On March 15 the Most Rev. Mario Toso, SDB will be installed as the bishop of Faenza-Modigliana, Italy. His very attractive coat of arms makes reference to the motto he has chosen. The motto, “Caritas in Veritate” is taken from the first line of the encyclical of Pope Benedict XVI. The red wavy bars on the shield represent love and the gold background the splendor of the truth. Thus, the arms illustrate the motto, “Love in Truth”.
This is the real official version of the coat of arms of Bishop Mario Toso, by style, I would say that it was made by Cardinal Andrea Cordero Lanza di Montezemolo. It is a beautiful coat of arms.
What I don’t understand is why those in charge of the web site of the diocese instead of using the real version, took the version of Wikipedia and changed the tone of the colours for a very exaggerated. (Sorry for the errors, I used a translator online.)
What I would hope you would learn from reading this blog is that there is no such thing as a “real” version of a coat of arms. There may have been an original version done by Montezemolo but that doesn’t make it more “real” or even more “official” than the one on the website. Sometimes, the original artwork is not used for various reasons. Sometimes another version is desired. The fact that the diocesan website uses a version other than Montezemolo’s suggests that it is, in fact, the version in official use. Either way, as long as the blazon is followed correctly, one artistic rendering does not take precedence over another as the “real” one.
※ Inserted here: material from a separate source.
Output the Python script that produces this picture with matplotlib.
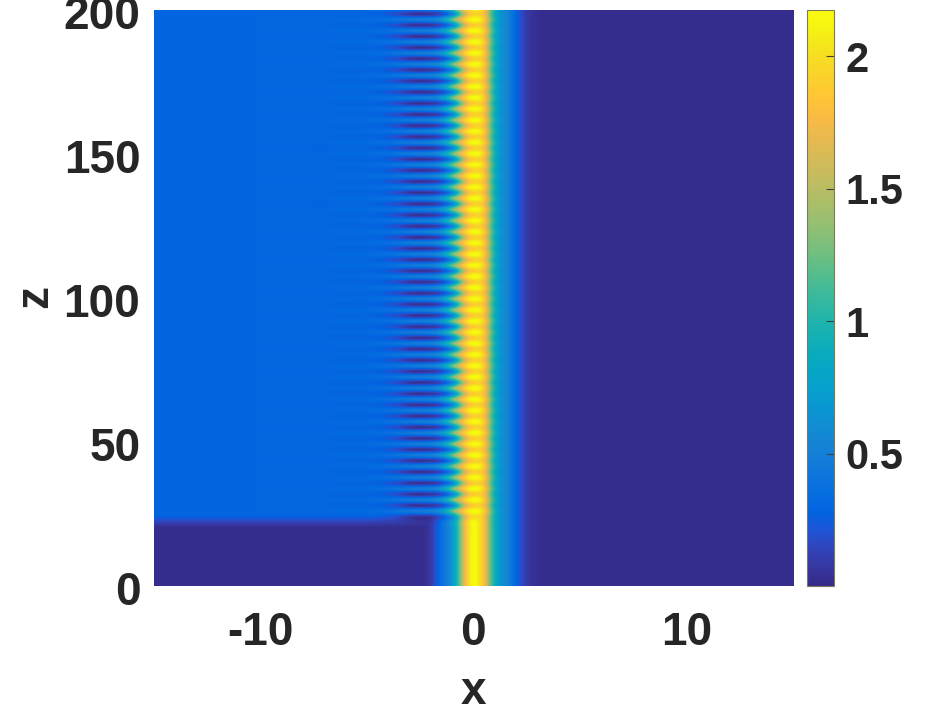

I must say this coat of arms is highly inclined to provoke confusion.
In itself it is a variation of the blazon of the Counts of Barcelona, Kings of Aragon, Valencia, Majorca, Sicily and Sardinia: Or, four pales gules. Because of this, multiple variations have been used in these territories by municipalities which wated to use the royal emblem but couldn’t and changed the pales to pales wavy, fesses, old vairs, lozenges and such to imitate it.
Fortunately, I have been unable to find any exact depiction of these exact arms and, for this reason, I will recognise Most Rev. Mario Toso, SDB as the owner and user of them, as small as may be of the importance of a simple reviewer. (This does not mean they exist somewhere and, in this case, I may vary my judgement)
Nevertheless, the possible confusion with the arms of Tarragona (Vairy ancien en-pointe paleways of four Or and Gules), Centelles (Lozengy of twenty Or and Gules) and especially Sant Feliu de Buixalleu (Vert, a northern goshawk Argent over a fountain pomety of four (?) Or four fesses wavy Gules) still exists.
You may be right in that the coat of arms could cause confusion, but that is a possiblity, though not very probable. There is also the matter of context, in this case geographical or historical context, which you leave out of the equation. Faenza is, to my knowledge, in Northern Italy, to be exact in the former Pontifical States, where the Kings of Aragon had no say (Southern Italy, Sicily and Sardinia might be another matter). Consequently, the arms of these Kings could not influence the ‘heraldic landscape’ very much. So, in or around Faenza there is no opportunity for confusion. If, however, the bishop were transferred to a see in Catalonia or in the Baleares, he’d be well advised to modify his coat of arms. In Northern Italy there certainly is no need to do that, or at least not for the reasons you mention, since the shield “Or four pales gules” is not readily associated with Aragon, but with Pope Benedict XIV (Pope 1740-1758). To my knowledge, the “Lawyer Pope” (he was an expert on Canon Law) came from a patrician family of Bologna and used, of course, the arms his family bore.
All in all, a beautiful and distinctive coat of arms.